A very versatile Gary Lightbody handled transitions between songs with a lightheartedness that set off the more intense songs. After "Set The Fire to the Third Bar," he poked fun at a guest singer from the audience for messing up the lyrics and then dedicated one of the band's most heartwrenching songs, "Make This Go On Forever," "to women," after a tongue-in-cheek rant about how he still couldn't understand them after all these years. The dedications were a recurring theme ("to Superman") that held the set together nicely, and juxtaposing a thought-provoking sung narrative with humor made the lighter and darker sides of the concert stand out all the more.

The intensity continued and became almost dreamlike with a jazzed-up, passionate "Run" and ventures into "Final Straw," such as "Somewhere A Clock Is Ticking," broken up somewhere by the bouncier fun of "You're All I Have."

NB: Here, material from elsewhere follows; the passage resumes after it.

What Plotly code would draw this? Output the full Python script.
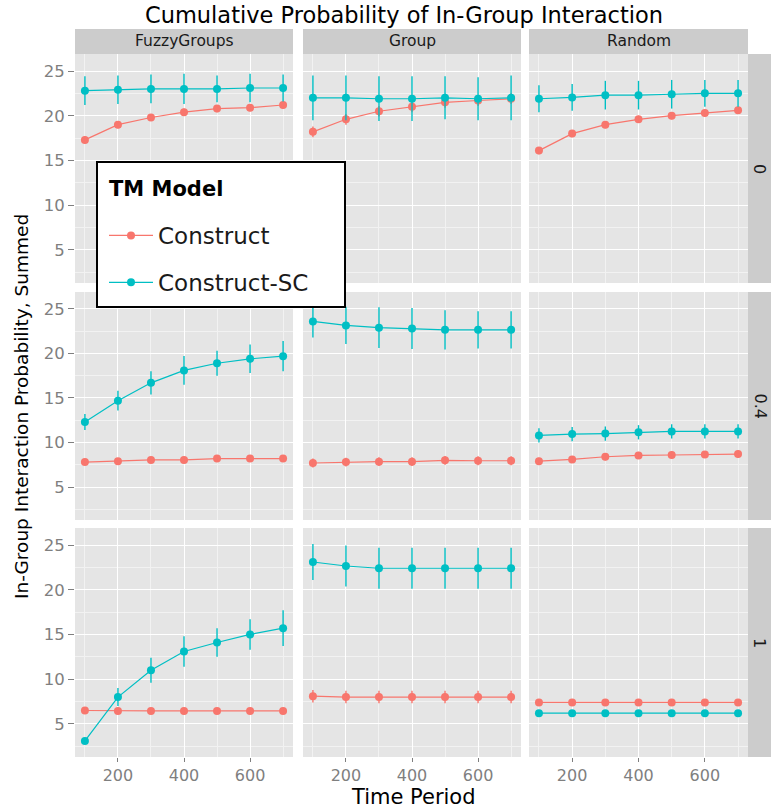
import plotly.graph_objects as go

# ---------------- data ----------------
TIME = [100, 200, 300, 400, 500, 600, 700]
COL_FACETS = ["FuzzyGroups", "Group", "Random"]
ROW_FACETS = ["0", "0.4", "1"]
SERIES = ["Construct", "Construct-SC"]
X_TICKS = [200, 400, 600]
Y_TICKS = [5, 10, 15, 20, 25]

# row facet "0"
fuzzy_0_construct = [17.3, 19.0, 19.8, 20.4, 20.8, 20.9, 21.2]
fuzzy_0_construct_err = [0.4, 0.4, 0.4, 0.4, 0.4, 0.4, 0.4]
fuzzy_0_sc = [22.8, 22.9, 23.0, 23.0, 23.0, 23.1, 23.1]
fuzzy_0_sc_err = [1.6, 1.6, 1.6, 1.7, 1.5, 1.6, 1.5]
group_0_construct = [18.2, 19.6, 20.5, 21.0, 21.5, 21.7, 21.9]
group_0_construct_err = [0.6, 0.6, 0.6, 0.6, 0.6, 0.6, 0.6]
group_0_sc = [22.0, 22.0, 21.9, 21.9, 22.0, 21.9, 22.0]
group_0_sc_err = [2.5, 2.5, 2.5, 2.5, 2.4, 2.4, 2.5]
random_0_construct = [16.1, 18.0, 19.0, 19.6, 20.0, 20.3, 20.6]
random_0_construct_err = [0.4, 0.4, 0.4, 0.4, 0.4, 0.4, 0.4]
random_0_sc = [21.9, 22.05, 22.3, 22.3, 22.4, 22.5, 22.5]
random_0_sc_err = [1.5, 1.5, 1.6, 1.6, 1.6, 1.5, 1.5]

# row facet "0.4"
fuzzy_04_construct = [7.8, 7.9, 8.05, 8.05, 8.2, 8.2, 8.2]
fuzzy_04_construct_err = [0.3, 0.3, 0.3, 0.3, 0.3, 0.3, 0.3]
fuzzy_04_sc = [12.3, 14.7, 16.7, 18.1, 18.9, 19.4, 19.7]
fuzzy_04_sc_err = [0.9, 1.1, 1.3, 1.6, 1.4, 1.6, 1.7]
group_04_construct = [7.7, 7.8, 7.85, 7.85, 8.0, 7.95, 7.95]
group_04_construct_err = [0.5, 0.5, 0.5, 0.5, 0.5, 0.5, 0.5]
group_04_sc = [23.6, 23.15, 22.9, 22.8, 22.65, 22.65, 22.65]
group_04_sc_err = [1.8, 2.1, 2.3, 2.3, 2.2, 2.1, 2.1]
random_04_construct = [7.9, 8.1, 8.4, 8.55, 8.6, 8.65, 8.7]
random_04_construct_err = [0.4, 0.4, 0.4, 0.4, 0.4, 0.4, 0.4]
random_04_sc = [10.8, 10.95, 11.0, 11.15, 11.25, 11.25, 11.25]
random_04_sc_err = [0.8, 0.8, 0.8, 0.8, 0.8, 0.8, 0.8]

# row facet "1"
fuzzy_1_construct = [6.5, 6.45, 6.45, 6.45, 6.45, 6.45, 6.45]
fuzzy_1_construct_err = [0.2, 0.2, 0.2, 0.2, 0.2, 0.2, 0.2]
fuzzy_1_sc = [3.1, 8.0, 11.0, 13.1, 14.1, 15.0, 15.7]
fuzzy_1_sc_err = [0.3, 1.0, 1.4, 1.7, 1.6, 1.7, 2.0]
group_1_construct = [8.1, 8.0, 8.0, 8.0, 8.0, 8.0, 8.0]
group_1_construct_err = [0.7, 0.7, 0.7, 0.7, 0.7, 0.7, 0.7]
group_1_sc = [23.1, 22.65, 22.4, 22.4, 22.4, 22.4, 22.4]
group_1_sc_err = [2.0, 2.3, 2.3, 2.3, 2.3, 2.3, 2.3]
random_1_construct = [7.4, 7.4, 7.4, 7.4, 7.4, 7.4, 7.4]
random_1_construct_err = [0.2, 0.2, 0.2, 0.2, 0.2, 0.2, 0.2]
random_1_sc = [6.2, 6.2, 6.2, 6.2, 6.2, 6.2, 6.2]
random_1_sc_err = [0.2, 0.2, 0.2, 0.2, 0.2, 0.2, 0.2]

PANELS = [
    [(fuzzy_0_construct, fuzzy_0_construct_err, fuzzy_0_sc, fuzzy_0_sc_err),
     (group_0_construct, group_0_construct_err, group_0_sc, group_0_sc_err),
     (random_0_construct, random_0_construct_err, random_0_sc, random_0_sc_err)],
    [(fuzzy_04_construct, fuzzy_04_construct_err, fuzzy_04_sc, fuzzy_04_sc_err),
     (group_04_construct, group_04_construct_err, group_04_sc, group_04_sc_err),
     (random_04_construct, random_04_construct_err, random_04_sc, random_04_sc_err)],
    [(fuzzy_1_construct, fuzzy_1_construct_err, fuzzy_1_sc, fuzzy_1_sc_err),
     (group_1_construct, group_1_construct_err, group_1_sc, group_1_sc_err),
     (random_1_construct, random_1_construct_err, random_1_sc, random_1_sc_err)],
]

COLORS = {"Construct": "#F8766D", "Construct-SC": "#00BFC4"}

# ---------------- layout geometry (window pixels) ----------------
W, H = 771, 809
OFF = 0  # body margin is removed by the post script below
COL_PX = [(75, 293), (303, 521), (529, 748)]
ROW_PX = [(54, 283), (292, 520), (528, 757)]
STRIP_TOP = (29, 54)
STRIP_RIGHT = (748, 771)
FONT = "DejaVu Sans"


def px(x):
    return (x - OFF) / W


def py(y):
    return 1 - (y - OFF) / H


fig = go.Figure()
layout = dict(
    width=W, height=H,
    margin=dict(l=0, r=0, t=0, b=0),
    paper_bgcolor="white",
    plot_bgcolor="#E5E5E5",
    font=dict(family=FONT, color="#7F7F7F"),
    showlegend=True,
)

shapes = []
annotations = []

for r in range(3):
    for c in range(3):
        idx = r * 3 + c + 1
        sfx = "" if idx == 1 else str(idx)
        xa, ya = "x" + sfx, "y" + sfx
        cons, cons_err, sc, sc_err = PANELS[r][c]
        for name, vals, errs in (("Construct", cons, cons_err), ("Construct-SC", sc, sc_err)):
            fig.add_trace(go.Scatter(
                x=TIME, y=vals, mode="lines+markers", name=name,
                legendgroup=name, showlegend=(idx == 1),
                line=dict(color=COLORS[name], width=1.2),
                marker=dict(color=COLORS[name], size=8),
                error_y=dict(type="data", array=errs, visible=True,
                             color=COLORS[name], thickness=1.4, width=0),
                xaxis=xa, yaxis=ya,
            ))
        x0, x1 = COL_PX[c]
        y0, y1 = ROW_PX[r]
        layout["xaxis" + sfx] = dict(
            domain=[px(x0), px(x1)], range=[70, 730], anchor=ya,
            tickmode="array", tickvals=X_TICKS,
            showticklabels=(r == 2), ticks="outside" if r == 2 else "",
            ticklen=4, tickcolor="#7F7F7F", tickwidth=1,
            tickfont=dict(size=16, color="#7F7F7F", family=FONT),
            showgrid=True, gridcolor="white", gridwidth=1.3,
            minor=dict(tickvals=[100, 300, 500, 700], showgrid=True,
                       gridcolor="#F2F2F2", gridwidth=0.7, ticks=""),
            zeroline=False, showline=False, fixedrange=True,
        )
        layout["yaxis" + sfx] = dict(
            domain=[py(y1), py(y0)], range=[1.3, 26.9], anchor=xa,
            tickmode="array", tickvals=Y_TICKS,
            showticklabels=(c == 0), ticks="outside" if c == 0 else "",
            ticklen=6, tickcolor="#7F7F7F", tickwidth=1,
            tickfont=dict(size=16.5, color="#7F7F7F", family=FONT),
            showgrid=True, gridcolor="white", gridwidth=1.3,
            minor=dict(tickvals=[2.5, 7.5, 12.5, 17.5, 22.5], showgrid=True,
                       gridcolor="#F2F2F2", gridwidth=0.7, ticks=""),
            zeroline=False, showline=False, fixedrange=True,
        )

# top strips
for c, lab in enumerate(COL_FACETS):
    x0, x1 = COL_PX[c]
    shapes.append(dict(type="rect", xref="paper", yref="paper",
                       x0=px(x0), x1=px(x1), y0=py(STRIP_TOP[1]), y1=py(STRIP_TOP[0]),
                       fillcolor="#CCCCCC", line=dict(width=0), layer="below"))
    annotations.append(dict(text=lab, xref="paper", yref="paper",
                            x=px((x0 + x1) / 2), y=py((STRIP_TOP[0] + STRIP_TOP[1]) / 2),
                            showarrow=False, xanchor="center", yanchor="middle",
                            font=dict(size=15.5, color="#1A1A1A", family=FONT)))
# right strips
for r, lab in enumerate(ROW_FACETS):
    y0, y1 = ROW_PX[r]
    shapes.append(dict(type="rect", xref="paper", yref="paper",
                       x0=px(STRIP_RIGHT[0]), x1=px(STRIP_RIGHT[1]), y0=py(y1), y1=py(y0),
                       fillcolor="#CCCCCC", line=dict(width=0), layer="below"))
    annotations.append(dict(text=lab, xref="paper", yref="paper",
                            x=px((STRIP_RIGHT[0] + STRIP_RIGHT[1]) / 2), y=py((y0 + y1) / 2),
                            showarrow=False, xanchor="center", yanchor="middle", textangle=90,
                            font=dict(size=16, color="#1A1A1A", family=FONT)))

# legend box and title
shapes.append(dict(type="rect", xref="paper", yref="paper",
                   x0=px(97), x1=px(345), y0=py(307), y1=py(162),
                   fillcolor="white", line=dict(color="black", width=2), layer="above"))
annotations.append(dict(text="<b>TM Model</b>", xref="paper", yref="paper",
                        x=px(107), y=py(189), showarrow=False,
                        xanchor="left", yanchor="middle",
                        font=dict(size=21, color="black", family=FONT)))

# axis titles
annotations.append(dict(text="Time Period", xref="paper", yref="paper",
                        x=px(413), y=py(796.5), showarrow=False,
                        xanchor="center", yanchor="middle",
                        font=dict(size=21, color="black", family=FONT)))
annotations.append(dict(text="In-Group Interaction Probability, Summed", xref="paper", yref="paper",
                        x=px(21), y=py(407), showarrow=False, textangle=-90,
                        xanchor="center", yanchor="middle",
                        font=dict(size=18.5, color="black", family=FONT)))

layout["title"] = dict(text="Cumulative Probability of In-Group Interaction",
                       x=px(404), y=py(15), xanchor="center", yanchor="middle",
                       xref="paper", yref="paper",
                       font=dict(size=22.5, color="black", family=FONT))
layout["legend"] = dict(
    x=px(104), y=py(214), xanchor="left", yanchor="top",
    bgcolor="rgba(0,0,0,0)", borderwidth=0,
    font=dict(size=23, color="#1A1A1A", family=FONT),
    tracegroupgap=14, itemwidth=44,
)
layout["shapes"] = shapes
layout["annotations"] = annotations
fig.update_layout(**layout)

fig.write_html("out.html", config={"displayModeBar": False},
               post_script="document.body.style.margin='0px';")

Some of the most phenomenal choices were made in the encore. The band returned only to break out "The Finish Line," something I didn't expect, and then pick it up with "Open Your Eyes," rockout and all. And in a show of attitude and breaking of concert conventions, they played "Hands Open," the latest single, as the very last song. This was a smart move as it kept anticipation for the song up throughout the show and then delivered, was a special treat for the fans that stayed till the lights went on instead of an instance of catering to the masses, and was a great, high-energy closer. I especially appreciated this choice as "Hands Open" wasn't played when I last saw Snow Patrol, making it that much sweeter of a first-time viewing.

If you couldn't tell by now, Snow Patrol is a band I'd highly recommend seeing live. Charisma. Inflections. Timing. Really knowing how to put on a show. As much as I love The Shins, these are the songs that will change your life.